Tok Pisin
Jean-Joseph Cote
jjcote at juno.com
Sun Jun 1 09:10:34 EDT 2003
Pierre wrote:
> I just got on a tok Pisin mailing list.
It's 2003. By this point, every bizarre thing imaginable exists. Is
this the only place where it exists as a written language?
> May I quote the instructions for "darapti" to it?
Well, considering you wrote them, I can't imagine why not. Let us know
what the pigeon talkers think.
Jean-Joseph
For those who may not remember this, back in November of '99, Pierre was
the wordmeister for a round where the word was "darapti". When he sent
out the definitions, the instructions for the round were entirely in a
language called Tok Pisin, which is spoken in Papua New Guinea, with no
translation into English. Apparently everyone was able to decode it well
enough, or else the instructions didn't matter, because everyone knows
the rules. Don't confuse Tok Pisin with the language used in Pierre's
signature; that's Lojban, which I gather is a completely synthetic
language that's supposed to eliminate all ambiguity in communication.
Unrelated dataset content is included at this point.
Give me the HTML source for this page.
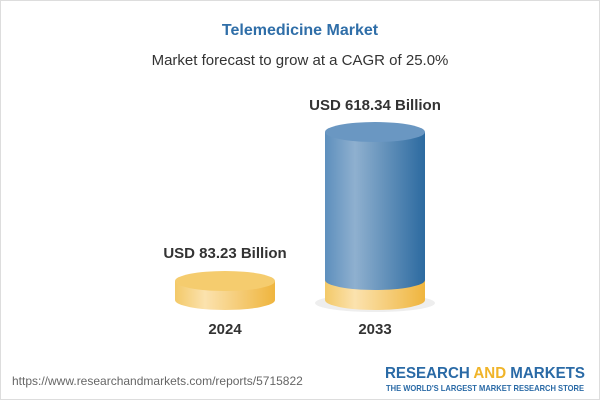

This is what the Tok Pisin message said:
Subject: Ol darapti i kam
I gat hia wanpela ten tri mining bilong tok "darapti". Yu ken putim
wanpela vot
long wanpela mining na tupela vot long narapela mining. Sevenpela de bai
i kam,
na mi kaunim ol vot na telim yupela, wanem mining i winim ol arapela, na
wanem
i as tru bilong dispela tok.
Sapos yu vot long mining tru, orait yu gat poin. Sapos yu vot long mining
bilong
yu yet, orait yu lusim faipela poin. Sapos yu tokim, "Em i raitim dispela
mining," na yu tok tru, mi brukim wanpela poin long tenpela hap na givim
wanpela
long yu. Yu tok giaman, orait yu lusim wanpela hap.